**Input records**.
--------------------------------

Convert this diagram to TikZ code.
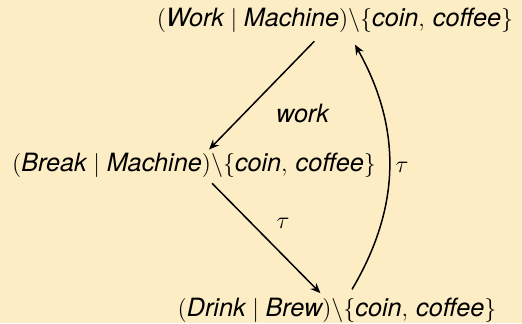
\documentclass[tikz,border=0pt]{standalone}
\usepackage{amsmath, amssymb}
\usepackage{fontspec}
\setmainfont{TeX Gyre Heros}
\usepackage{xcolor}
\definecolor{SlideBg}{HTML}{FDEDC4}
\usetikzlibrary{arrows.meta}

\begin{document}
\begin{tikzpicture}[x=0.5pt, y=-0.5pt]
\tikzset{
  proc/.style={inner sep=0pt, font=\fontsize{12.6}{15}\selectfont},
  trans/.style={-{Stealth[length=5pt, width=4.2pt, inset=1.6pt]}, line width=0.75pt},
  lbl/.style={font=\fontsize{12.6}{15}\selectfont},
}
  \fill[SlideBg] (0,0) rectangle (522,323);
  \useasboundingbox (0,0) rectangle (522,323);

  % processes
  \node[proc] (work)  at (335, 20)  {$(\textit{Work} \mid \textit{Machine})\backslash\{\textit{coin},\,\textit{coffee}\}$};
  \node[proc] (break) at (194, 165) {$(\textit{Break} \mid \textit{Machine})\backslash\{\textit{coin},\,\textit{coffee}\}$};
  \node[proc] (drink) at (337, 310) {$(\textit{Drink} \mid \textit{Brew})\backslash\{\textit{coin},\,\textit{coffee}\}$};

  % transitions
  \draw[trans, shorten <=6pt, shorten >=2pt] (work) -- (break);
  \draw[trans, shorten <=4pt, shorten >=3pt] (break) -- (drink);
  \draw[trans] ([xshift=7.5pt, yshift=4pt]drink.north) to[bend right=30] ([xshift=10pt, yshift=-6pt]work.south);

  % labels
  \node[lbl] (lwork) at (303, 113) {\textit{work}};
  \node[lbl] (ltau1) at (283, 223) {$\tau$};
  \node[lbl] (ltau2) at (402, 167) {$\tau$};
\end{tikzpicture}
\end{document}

--------------------------------

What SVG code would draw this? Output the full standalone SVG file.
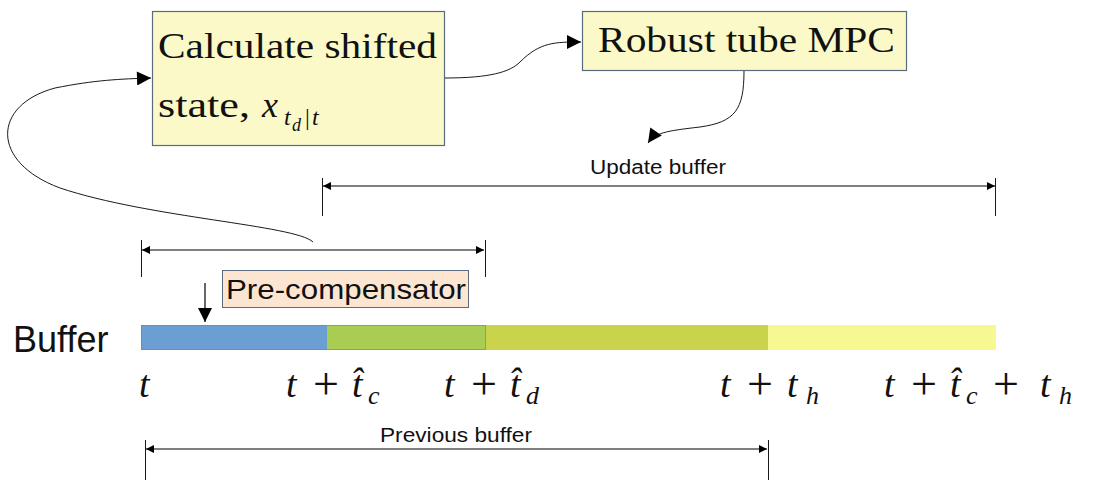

--------------------------------

**Stated exercise**. From the data above, show each line that contains "code".

**Solution**.
Convert this diagram to TikZ code.
What SVG code would draw this? Output the full standalone SVG file.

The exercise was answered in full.